The father is able to answer. “Since he was a child. It has often thrown him into a fire or into water trying to kill him.” Reviewing the fear seems to heighten it, for the man then bursts out, “If you can do anything, help us! Show us compassion!” (v. 22) I imagine he is shouting these words.
But Jesus doesn’t shout back. Instead, he calls the man deeper. At the height of his fear and failure, Jesus asks the man to focus not on his son who is having a life-threatening fit at their feet, but on Jesus and faith. “’If you can do anything?’” Jesus asks. “All things are possible for the one who has faith.” (v. 23) ...
And I love the man’s response: “I have faith; help my lack of faith!” or as it translates from the Greek, “I believe! Help my unbelief!” (v. 24)
There is the tension we all experience - this war within between faith and fear, hope and despair, belief and failure.
Jesus honors the battle. Earlier, he expressed his frustration at the lack of faith of his disciples, the teachers of the law, and the crowd. But here there is no such condemnation. There’s no scorn, no rebuke, not even any disappointment from Jesus.
Why? This father doesn’t have model faith, and he knows it. And that seems to be the key. Jesus words were never meant to shame him, to say, “Well, I could heal if you’re faith was just good enough.” Instead they were meant to gently invite him to confront his own inner war, his own tension between his faith and fear, and do it at the moment when his fear was strongest, when his son was in the throes of a demon-possessed fit. Jesus was giving him the opportunity to bring the inner war to Jesus and be freed.
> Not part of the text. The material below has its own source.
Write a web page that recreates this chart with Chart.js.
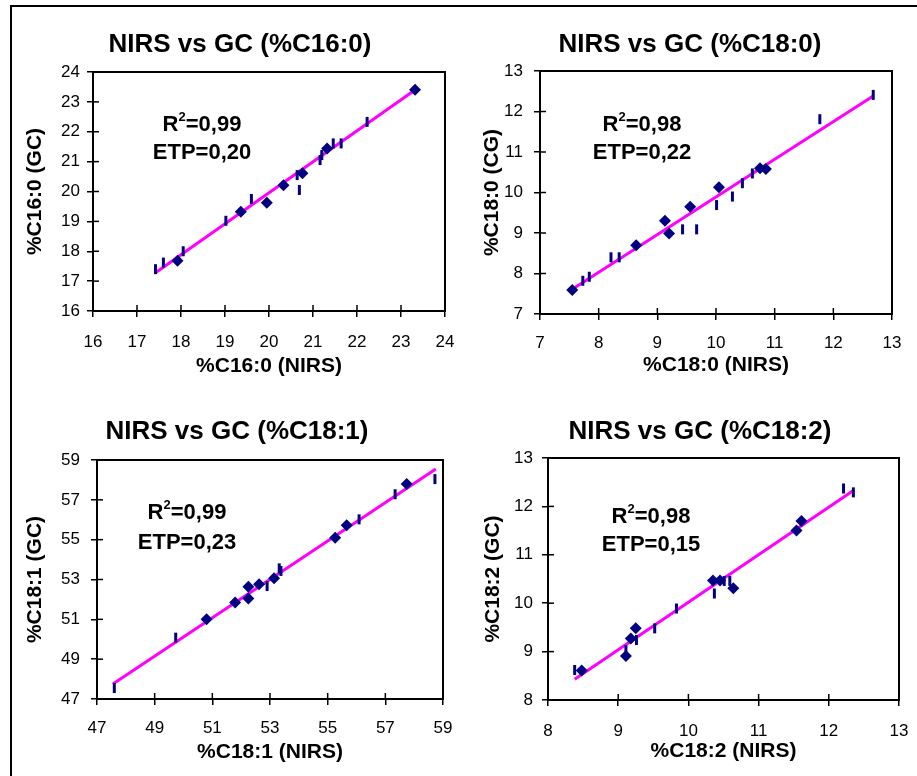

Because that’s exactly what Jesus does next. He doesn’t respond to the man at all. He simply casts out the demon, so violently that the boy appears to be dead. It’s a scary healing, a frightening freedom, but a full freedom. For both of them.
The son is freed from the demon. And the father is freed from his failure and fear. We know that because there is a final test for the father. The boy is still, several in the crowd start whispering that the boy has died. His son’s death was what the father most feared. It would be the final failure. And here his son lies. Still as death. Pale as death.
And we don’t hear a single word from the father.
I believe that's because Jesus not only freed the son from the demon but freed the father from the war between fear and faith.
The foolish crowd believes Jesus’ healing resulted in the boy’s death. The father knows better. He waits. He watches. He submits to whatever Jesus will do. Why? Because he’s not only placed his faith in Jesus’ hands, but he has also placed his lack of faith there. His belief andhis unbelief. He brings it all and gives it to Jesus with the simply cry, “I have faith; help my lack of faith!” And that is enough.
It’s enough for us too.
It's enough for me. Today. And last night. And tomorrow. Especially as my little girl curls on the couch today telling me how sore she is. Today, faith wins anyway.